The Christmas Lunch Tradition

The Christmas Lunch with the poor is a tradition of the Community of Sant’Egidio since 1982, when a small group of needy people was welcomed at the banquet table in the Basilica of Santa Maria in Trastevere. There were about twenty people invited: some elderly persons from the neighborhood, long time friends of ours, who on that very day would have been lonely; some homeless people we had met on the streets of Rome.

IMAGES FROM THE CHRISTMAS LUNCHES WITH THE POOR 2018

 

Many years have passed since that first little lunch. Since then the table of the feast has been widening year after year. And from Trastevere it has reached many places in the world, wherever the Community is. An extraordinary Christmas feast which involves 240,000 people in about 70 countries: children, older people, homeless people, gypsies, immigrants, people with disabilities, people living in nursing homes, people in jails. They are the poor the Community takes care of during the rest of the year and many others who join the celebration too.

Why, at Christmas, does the Community want to meet again with the poor at the table of the feast?

The Community is a family gathered by the Gospel. That’s why, on Christmas Day, when all the families get together around the table, the Community celebrates with the poor, who are family and are our dearest friends.

St Francis of Assisi used to say that Christmas is the ‘Feast of the Feasts’, that is to say that feast has to involve each and everyone. Tommaso da Celano told: “Francis wanted on that Day the beggars to be satiated by the rich and the oxen and donkeys to receive larger rations of food or hay”.

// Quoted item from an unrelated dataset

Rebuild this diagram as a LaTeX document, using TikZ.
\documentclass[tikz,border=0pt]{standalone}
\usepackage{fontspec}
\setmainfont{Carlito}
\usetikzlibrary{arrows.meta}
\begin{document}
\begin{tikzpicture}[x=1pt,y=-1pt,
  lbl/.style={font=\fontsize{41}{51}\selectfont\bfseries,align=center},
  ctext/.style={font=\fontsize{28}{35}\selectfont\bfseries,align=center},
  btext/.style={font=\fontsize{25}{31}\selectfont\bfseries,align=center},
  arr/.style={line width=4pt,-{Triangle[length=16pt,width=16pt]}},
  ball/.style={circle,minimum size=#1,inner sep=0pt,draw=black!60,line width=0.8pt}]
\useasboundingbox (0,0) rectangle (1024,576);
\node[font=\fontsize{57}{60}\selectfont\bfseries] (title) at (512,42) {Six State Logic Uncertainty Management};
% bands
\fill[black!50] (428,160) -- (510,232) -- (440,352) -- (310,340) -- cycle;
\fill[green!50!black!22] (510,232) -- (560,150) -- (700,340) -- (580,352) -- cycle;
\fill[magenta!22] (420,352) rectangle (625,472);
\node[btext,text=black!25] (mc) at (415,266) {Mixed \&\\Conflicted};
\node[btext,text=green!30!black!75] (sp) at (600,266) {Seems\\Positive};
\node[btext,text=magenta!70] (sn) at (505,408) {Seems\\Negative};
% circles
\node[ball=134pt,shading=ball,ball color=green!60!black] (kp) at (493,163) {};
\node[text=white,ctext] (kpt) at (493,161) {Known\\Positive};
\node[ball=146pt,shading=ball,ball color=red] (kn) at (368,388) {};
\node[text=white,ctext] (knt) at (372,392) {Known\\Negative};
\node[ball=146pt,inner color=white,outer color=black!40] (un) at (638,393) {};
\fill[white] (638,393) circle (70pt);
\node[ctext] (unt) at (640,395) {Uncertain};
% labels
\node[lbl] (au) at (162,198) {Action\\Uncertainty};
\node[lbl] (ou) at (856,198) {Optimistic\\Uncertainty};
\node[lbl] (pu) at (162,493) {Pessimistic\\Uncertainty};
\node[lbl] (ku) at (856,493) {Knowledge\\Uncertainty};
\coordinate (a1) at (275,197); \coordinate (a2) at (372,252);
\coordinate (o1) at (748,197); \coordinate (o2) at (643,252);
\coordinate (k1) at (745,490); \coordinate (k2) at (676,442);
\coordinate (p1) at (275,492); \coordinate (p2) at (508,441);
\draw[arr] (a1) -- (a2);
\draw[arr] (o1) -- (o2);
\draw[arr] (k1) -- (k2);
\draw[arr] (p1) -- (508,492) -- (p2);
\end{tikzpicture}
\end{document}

The first Nativity was arranged in Greccio, a village in the Italian region of Lazio. There once, at Christmas, Francis appeared to the friars wearing a poor person’s clothes, while they were banqueting: he wanted to remind them that everyone should be welcomed in the celebration, especially the poor.

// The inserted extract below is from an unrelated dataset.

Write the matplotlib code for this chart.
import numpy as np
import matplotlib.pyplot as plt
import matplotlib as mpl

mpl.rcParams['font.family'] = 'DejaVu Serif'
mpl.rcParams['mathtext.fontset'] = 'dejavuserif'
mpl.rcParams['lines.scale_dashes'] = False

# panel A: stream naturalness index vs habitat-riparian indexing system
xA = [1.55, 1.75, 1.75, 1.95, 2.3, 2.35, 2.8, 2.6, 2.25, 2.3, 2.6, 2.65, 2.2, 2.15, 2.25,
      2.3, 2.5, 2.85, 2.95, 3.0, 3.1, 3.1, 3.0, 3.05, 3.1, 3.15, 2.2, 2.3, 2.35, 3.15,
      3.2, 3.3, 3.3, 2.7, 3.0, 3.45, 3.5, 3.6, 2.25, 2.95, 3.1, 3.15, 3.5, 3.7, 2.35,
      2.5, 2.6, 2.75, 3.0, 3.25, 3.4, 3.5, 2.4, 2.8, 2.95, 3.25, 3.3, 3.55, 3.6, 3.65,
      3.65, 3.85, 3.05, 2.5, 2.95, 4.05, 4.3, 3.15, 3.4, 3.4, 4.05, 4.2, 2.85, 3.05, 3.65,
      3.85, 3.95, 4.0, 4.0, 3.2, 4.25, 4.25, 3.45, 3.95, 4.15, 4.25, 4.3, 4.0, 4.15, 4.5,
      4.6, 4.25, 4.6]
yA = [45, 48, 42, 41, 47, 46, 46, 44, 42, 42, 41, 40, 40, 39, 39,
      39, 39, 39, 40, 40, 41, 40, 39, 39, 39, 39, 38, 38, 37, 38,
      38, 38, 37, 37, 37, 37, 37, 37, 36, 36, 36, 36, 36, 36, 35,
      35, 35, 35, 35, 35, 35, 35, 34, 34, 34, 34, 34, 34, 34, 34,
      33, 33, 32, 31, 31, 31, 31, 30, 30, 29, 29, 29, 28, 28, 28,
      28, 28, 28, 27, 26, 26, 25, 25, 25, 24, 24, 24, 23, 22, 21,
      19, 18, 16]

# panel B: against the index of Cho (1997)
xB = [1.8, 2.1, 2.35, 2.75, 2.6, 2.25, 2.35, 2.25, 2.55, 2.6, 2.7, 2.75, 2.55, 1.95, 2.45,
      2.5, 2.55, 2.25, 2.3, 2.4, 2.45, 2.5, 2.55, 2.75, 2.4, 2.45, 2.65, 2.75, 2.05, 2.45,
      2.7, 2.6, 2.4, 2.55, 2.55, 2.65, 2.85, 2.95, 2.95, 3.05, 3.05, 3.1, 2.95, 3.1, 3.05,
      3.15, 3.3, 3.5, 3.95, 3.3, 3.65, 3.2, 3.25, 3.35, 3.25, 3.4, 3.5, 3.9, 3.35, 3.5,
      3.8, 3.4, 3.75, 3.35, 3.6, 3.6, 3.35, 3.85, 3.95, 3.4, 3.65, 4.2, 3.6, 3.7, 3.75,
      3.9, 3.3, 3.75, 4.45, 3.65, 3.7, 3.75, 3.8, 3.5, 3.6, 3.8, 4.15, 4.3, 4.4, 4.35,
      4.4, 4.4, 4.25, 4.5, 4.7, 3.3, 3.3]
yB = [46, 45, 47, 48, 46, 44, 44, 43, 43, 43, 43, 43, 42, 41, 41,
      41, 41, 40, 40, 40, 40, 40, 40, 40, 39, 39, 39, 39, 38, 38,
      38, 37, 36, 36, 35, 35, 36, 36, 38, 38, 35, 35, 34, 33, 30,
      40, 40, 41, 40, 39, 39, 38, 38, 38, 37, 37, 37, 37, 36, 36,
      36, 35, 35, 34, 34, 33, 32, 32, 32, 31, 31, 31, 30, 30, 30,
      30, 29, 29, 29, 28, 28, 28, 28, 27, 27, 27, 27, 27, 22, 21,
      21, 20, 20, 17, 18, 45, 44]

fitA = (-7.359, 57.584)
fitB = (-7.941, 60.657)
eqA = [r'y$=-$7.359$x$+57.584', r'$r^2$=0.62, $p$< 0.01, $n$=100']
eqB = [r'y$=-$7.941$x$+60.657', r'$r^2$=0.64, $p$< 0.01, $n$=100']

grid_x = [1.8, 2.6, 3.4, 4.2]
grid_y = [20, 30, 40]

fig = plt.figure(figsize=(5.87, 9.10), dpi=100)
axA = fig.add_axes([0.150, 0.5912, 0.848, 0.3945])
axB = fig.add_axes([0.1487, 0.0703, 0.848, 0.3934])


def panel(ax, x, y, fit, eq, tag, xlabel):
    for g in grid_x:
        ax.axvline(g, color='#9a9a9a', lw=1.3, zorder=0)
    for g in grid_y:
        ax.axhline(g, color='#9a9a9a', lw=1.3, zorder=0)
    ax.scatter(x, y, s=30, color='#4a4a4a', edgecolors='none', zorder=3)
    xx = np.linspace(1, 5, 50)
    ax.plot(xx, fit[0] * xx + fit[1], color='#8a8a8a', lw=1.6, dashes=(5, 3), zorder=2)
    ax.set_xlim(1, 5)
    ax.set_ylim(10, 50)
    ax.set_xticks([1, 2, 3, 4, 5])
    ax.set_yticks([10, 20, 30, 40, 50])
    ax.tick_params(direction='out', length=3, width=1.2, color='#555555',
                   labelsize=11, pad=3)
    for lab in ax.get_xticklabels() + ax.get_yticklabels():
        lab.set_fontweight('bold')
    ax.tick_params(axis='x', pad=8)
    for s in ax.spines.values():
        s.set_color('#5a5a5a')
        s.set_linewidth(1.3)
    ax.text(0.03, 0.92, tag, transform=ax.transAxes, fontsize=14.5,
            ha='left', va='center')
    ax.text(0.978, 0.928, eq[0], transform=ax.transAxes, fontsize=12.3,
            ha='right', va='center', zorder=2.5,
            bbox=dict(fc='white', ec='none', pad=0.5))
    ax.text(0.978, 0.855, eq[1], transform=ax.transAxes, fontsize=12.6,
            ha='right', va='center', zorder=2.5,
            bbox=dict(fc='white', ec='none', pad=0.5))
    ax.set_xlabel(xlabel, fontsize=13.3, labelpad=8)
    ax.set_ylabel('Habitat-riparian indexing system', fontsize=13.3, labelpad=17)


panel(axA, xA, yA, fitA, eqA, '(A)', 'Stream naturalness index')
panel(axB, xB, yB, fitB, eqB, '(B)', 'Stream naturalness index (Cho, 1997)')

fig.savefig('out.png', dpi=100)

At Christmas, all over the world, the families get together; they buy presents to exchange under the Tree; they set the table for the feast. This is really the saddest day for those who have no one. On that day Jesus is born a poor child for the salvation of the world. For that reason the Community desires to get together just like a large family where everybody can feel at home. That is the most beautiful Community’s picture which eloquently displays its own way of being with people, especially with the poorest.